* WRITTEN PROBLEM
Scan the material for the word "matplotlib", and copy each line where it shows up.

■ ■ ■ ■

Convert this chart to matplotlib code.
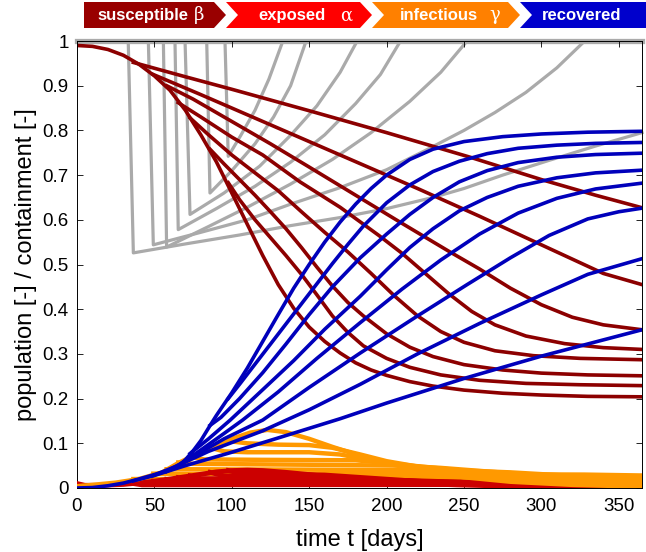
import matplotlib
matplotlib.use('Agg')
import matplotlib.pyplot as plt
from matplotlib.patches import Polygon

plt.rcParams['font.family'] = ['Liberation Sans', 'DejaVu Sans']

# scenarios: no containment, then containment starting at ~96, 84, 70, 63, 56, 46, 33 days
# gray = containment, dark red = susceptible, red = exposed, orange = infectious, blue = recovered

cont_t = [
    [0, 365],
    [0, 95.6, 97.7, 106, 115, 124, 133, 365],
    [0, 83.8, 85.9, 100, 115, 127, 138, 148, 365],
    [0, 69.8, 73, 95, 118, 138, 155, 170, 181, 365],
    [0, 63.3, 65.4, 90, 115, 138, 160, 180, 196, 209, 365],
    [0, 55.8, 57.9, 85, 110, 138, 165, 190, 215, 235, 252, 365],
    [0, 46.1, 49.3, 80, 110, 138, 170, 200, 225, 250, 270, 290, 310, 328, 365],
    [0, 33.1, 36.4, 70, 105, 138, 170, 200, 230, 250, 275, 305, 335, 365],
]
cont = [
    [1, 1],
    [1, 1, 0.742, 0.79, 0.845, 0.915, 1, 1],
    [1, 1, 0.66, 0.71, 0.77, 0.83, 0.9, 1, 1],
    [1, 1, 0.612, 0.66, 0.72, 0.789, 0.855, 0.93, 1, 1],
    [1, 1, 0.578, 0.625, 0.675, 0.729, 0.79, 0.86, 0.925, 1, 1],
    [1, 1, 0.539, 0.585, 0.628, 0.68, 0.735, 0.795, 0.865, 0.93, 1, 1],
    [1, 1, 0.544, 0.572, 0.60, 0.635, 0.672, 0.712, 0.755, 0.80, 0.84, 0.885, 0.94, 1, 1],
    [1, 1, 0.526, 0.546, 0.566, 0.587, 0.605, 0.625, 0.65, 0.67, 0.70, 0.733, 0.765, 0.795],
]

susc_t = [
    [0, 10, 20, 30, 40, 50, 60, 70, 80, 90, 100, 110, 120, 130, 140, 150, 160, 170, 180, 190, 200, 215, 230, 250, 275, 300, 330, 365],
    [97.7, 105, 115, 125, 135, 145, 155, 165, 175, 185, 200, 215, 235, 260, 290, 325, 365],
    [85.9, 95, 105, 115, 125, 135, 145, 155, 165, 175, 185, 200, 215, 230, 250, 275, 300, 330, 365],
    [73, 85, 100, 115, 130, 145, 160, 175, 190, 205, 220, 235, 250, 270, 295, 325, 365],
    [65.4, 80, 100, 120, 144, 170, 195, 210, 225, 240, 255, 270, 290, 315, 340, 365],
    [57.9, 75, 100, 125, 150, 180, 210, 240, 260, 280, 300, 320, 340, 365],
    [49.3, 80, 110, 144, 180, 220, 260, 290, 315, 340, 365],
    [36.4, 70, 100, 150, 200, 254, 300, 335, 365],
]
susc = [
    [0.99, 0.988, 0.981, 0.968, 0.948, 0.922, 0.89, 0.845, 0.79, 0.73, 0.66, 0.59, 0.52, 0.455, 0.402, 0.36, 0.328, 0.302, 0.28, 0.264, 0.252, 0.238, 0.228, 0.219, 0.212, 0.208, 0.205, 0.204],
    [0.683, 0.645, 0.6, 0.56, 0.52, 0.478, 0.432, 0.385, 0.348, 0.318, 0.29, 0.27, 0.253, 0.241, 0.234, 0.231, 0.229],
    [0.758, 0.725, 0.69, 0.655, 0.618, 0.58, 0.538, 0.494, 0.452, 0.415, 0.385, 0.345, 0.315, 0.294, 0.276, 0.264, 0.257, 0.253, 0.251],
    [0.828, 0.79, 0.745, 0.705, 0.665, 0.618, 0.572, 0.528, 0.48, 0.43, 0.385, 0.35, 0.326, 0.307, 0.296, 0.29, 0.287],
    [0.862, 0.83, 0.785, 0.745, 0.685, 0.628, 0.565, 0.525, 0.48, 0.435, 0.395, 0.365, 0.34, 0.323, 0.314, 0.31],
    [0.9, 0.87, 0.82, 0.77, 0.718, 0.655, 0.592, 0.53, 0.49, 0.447, 0.41, 0.382, 0.365, 0.354],
    [0.925, 0.88, 0.835, 0.784, 0.73, 0.67, 0.608, 0.56, 0.52, 0.48, 0.455],
    [0.952, 0.92, 0.892, 0.844, 0.795, 0.74, 0.69, 0.655, 0.627],
]

expo_t = [
    [0, 5, 15, 30, 45, 60, 75, 90, 100, 110, 120, 135, 150, 170, 190, 215, 245, 280, 320, 365],
    [97.7, 105, 130, 160, 190, 220, 260, 310, 365],
    [86, 95, 150, 180, 210, 250, 300, 365],
    [73, 80, 180, 210, 250, 300, 365],
    [65.4, 72, 210, 250, 300, 365],
    [57.9, 65, 250, 300, 365],
    [49.3, 55, 328, 365],
    [36.4, 42, 365],
]
expo = [
    [0.01, 0.006, 0.006, 0.008, 0.013, 0.02, 0.028, 0.036, 0.039, 0.04, 0.039, 0.035, 0.03, 0.022, 0.016, 0.011, 0.007, 0.004, 0.002, 0.001],
    [0.039, 0.033, 0.031, 0.029, 0.022, 0.015, 0.009, 0.005, 0.002],
    [0.035, 0.027, 0.026, 0.022, 0.016, 0.01, 0.006, 0.003],
    [0.027, 0.021, 0.02, 0.016, 0.012, 0.008, 0.004],
    [0.023, 0.018, 0.017, 0.013, 0.009, 0.005],
    [0.019, 0.014, 0.013, 0.01, 0.006],
    [0.015, 0.011, 0.01, 0.009],
    [0.01, 0.007, 0.008],
]

inf_t = [
    [0, 10, 25, 40, 55, 65, 75, 86, 100, 112, 123, 135, 150, 165, 183, 200, 225, 250, 280, 320, 365],
    [97.7, 110, 130, 150, 165, 183, 200, 225, 250, 280, 320, 365],
    [86, 95, 110, 150, 170, 190, 215, 245, 280, 320, 365],
    [73, 82, 120, 180, 200, 225, 255, 290, 330, 365],
    [65.4, 75, 150, 210, 235, 265, 300, 335, 365],
    [57.9, 70, 150, 250, 280, 310, 340, 365],
    [49.3, 150, 250, 328, 365],
    [36.4, 150, 250, 365],
]
inf = [
    [0.004, 0.007, 0.012, 0.02, 0.035, 0.055, 0.072, 0.09, 0.11, 0.124, 0.13, 0.125, 0.11, 0.092, 0.072, 0.055, 0.037, 0.024, 0.014, 0.007, 0.003],
    [0.105, 0.1, 0.097, 0.096, 0.09, 0.075, 0.06, 0.045, 0.033, 0.022, 0.012, 0.006],
    [0.09, 0.082, 0.08, 0.08, 0.075, 0.062, 0.048, 0.035, 0.024, 0.015, 0.009],
    [0.07, 0.064, 0.063, 0.062, 0.056, 0.047, 0.037, 0.027, 0.018, 0.012],
    [0.057, 0.054, 0.052, 0.05, 0.045, 0.037, 0.028, 0.02, 0.015],
    [0.042, 0.042, 0.041, 0.039, 0.035, 0.029, 0.023, 0.018],
    [0.032, 0.031, 0.031, 0.03, 0.028],
    [0.02, 0.021, 0.023, 0.025],
]

rec_t = [
    [0, 10, 20, 30, 40, 50, 60, 65, 70, 75, 80, 86, 90, 100, 110, 120, 130, 140, 150, 160, 170, 180, 190, 200, 215, 230, 250, 275, 300, 330, 365],
    [97.7, 105, 115, 125, 135, 145, 155, 165, 175, 185, 200, 215, 230, 247, 265, 285, 310, 335, 365],
    [85.9, 93, 105, 120, 135, 150, 165, 183, 200, 215, 230, 247, 265, 285, 310, 335, 365],
    [73, 85, 99, 120, 140, 160, 183, 200, 215, 230, 247, 265, 285, 310, 335, 365],
    [65.4, 80, 95, 107, 130, 155, 183, 210, 235, 260, 285, 310, 335, 365],
    [57.9, 75, 95, 120, 150, 183, 220, 252, 280, 305, 330, 350, 365],
    [49.3, 65, 85, 120, 150, 183, 220, 260, 300, 330, 365],
    [36.4, 50, 70, 100, 130, 170, 200, 250, 300, 365],
]
rec = [
    [0, 0.001, 0.005, 0.011, 0.02, 0.03, 0.04, 0.048, 0.063, 0.083, 0.106, 0.14, 0.162, 0.213, 0.268, 0.328, 0.388, 0.447, 0.5, 0.55, 0.595, 0.635, 0.67, 0.70, 0.735, 0.758, 0.775, 0.786, 0.792, 0.796, 0.798],
    [0.2, 0.232, 0.277, 0.322, 0.367, 0.412, 0.457, 0.502, 0.545, 0.586, 0.638, 0.678, 0.708, 0.731, 0.748, 0.76, 0.767, 0.771, 0.773],
    [0.14, 0.158, 0.2, 0.258, 0.322, 0.388, 0.45, 0.515, 0.568, 0.612, 0.65, 0.685, 0.71, 0.728, 0.74, 0.746, 0.749],
    [0.077, 0.11, 0.152, 0.22, 0.285, 0.355, 0.429, 0.488, 0.538, 0.58, 0.62, 0.65, 0.675, 0.694, 0.705, 0.711],
    [0.05, 0.085, 0.122, 0.152, 0.215, 0.29, 0.37, 0.445, 0.51, 0.568, 0.615, 0.648, 0.669, 0.682],
    [0.037, 0.07, 0.11, 0.152, 0.225, 0.302, 0.385, 0.455, 0.515, 0.565, 0.602, 0.618, 0.626],
    [0.028, 0.05, 0.082, 0.128, 0.175, 0.232, 0.3, 0.368, 0.432, 0.478, 0.513],
    [0.016, 0.028, 0.05, 0.08, 0.112, 0.155, 0.19, 0.245, 0.295, 0.354],
]

col_cont = '#aaaaaa'
col_s = '#8c0000'
col_e = '#cc0000'
col_i = '#ff9900'
col_r = '#0000bb'

fig = plt.figure(figsize=(6.46, 5.52), dpi=100)
ax = fig.add_axes([77 / 646, 64 / 552, 565 / 646, 447 / 552])

for k, (t, v) in enumerate(zip(cont_t, cont)):
    # the flat line at 1 shows up as a heavier band in the original
    ax.plot(t, v, color=col_cont, lw=3.8 if k == 0 else 2.3, clip_on=False, zorder=1)
for t, v in zip(susc_t, susc):
    ax.plot(t, v, color=col_s, lw=2.6, zorder=2)
# exposed and infectious drawn scenario by scenario, earliest containment first
for k in range(len(expo_t) - 1, -1, -1):
    ax.plot(expo_t[k], expo[k], color=col_e, lw=3.5, zorder=3)
    ax.plot(inf_t[k], inf[k], color=col_i, lw=3.2, zorder=3)
for t, v in zip(rec_t, rec):
    ax.plot(t, v, color=col_r, lw=2.6, zorder=4)

ax.set_xlim(0, 365)
ax.set_ylim(0, 1)
ax.set_xticks(range(0, 351, 50))
ax.set_yticks([i / 10 for i in range(11)])
ax.set_yticklabels(['0', '0.1', '0.2', '0.3', '0.4', '0.5', '0.6', '0.7', '0.8', '0.9', '1'])
ax.tick_params(direction='in', top=True, right=True, length=4, width=0.6, labelsize=13.5)
ax.tick_params(axis='x', pad=7)
ax.tick_params(axis='y', pad=6)
for s in ax.spines.values():
    s.set_linewidth(0.7)
ax.set_xlabel('time t [days]', fontsize=17, labelpad=10)
ax.set_ylabel('population [-] / containment [-]', fontsize=17, labelpad=4)

# header with chevron labels
bax = fig.add_axes([0, 0, 1, 1], facecolor='none')
bax.set_xlim(0, 646)
bax.set_ylim(552, 0)
bax.axis('off')
top, mid, bot = 2, 15, 28
blocks = [
    (84, 214, 0, '#990000', 'susceptible', 143),
    (226, 360, 12, '#ff0000', 'exposed', 292),
    (372, 508, 12, '#ff8000', 'infectious', 439),
    (520, 646, 12, '#0000cc', 'recovered', 582),
]
for x0, x1, notch, c, name, cx in blocks:
    tip = x1 + 12 if x1 < 646 else x1
    pts = [(x0, top), (x1, top), (tip, mid), (x1, bot), (x0, bot), (x0 + notch, mid)]
    bax.add_patch(Polygon(pts, closed=True, facecolor=c, edgecolor='none'))
    bax.text(cx, mid + 0.5, name, color='white', fontsize=12, fontweight='bold',
             ha='center', va='center')

bax.text(199, 15.5, '\u03b2', color='white', fontsize=13, ha='center', va='center', family='DejaVu Serif')
bax.text(346, 15.5, '\u03b1', color='white', fontsize=13, ha='center', va='center', family='DejaVu Serif')
bax.text(495, 15.5, '\u03b3', color='white', fontsize=13, ha='center', va='center', family='DejaVu Serif')

fig.savefig('out.png', dpi=100)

■ ■ ■ ■

* TASK OUTPUT
Convert this chart to matplotlib code.
import matplotlib
matplotlib.use('Agg')
import matplotlib.pyplot as plt
from matplotlib.patches import Polygon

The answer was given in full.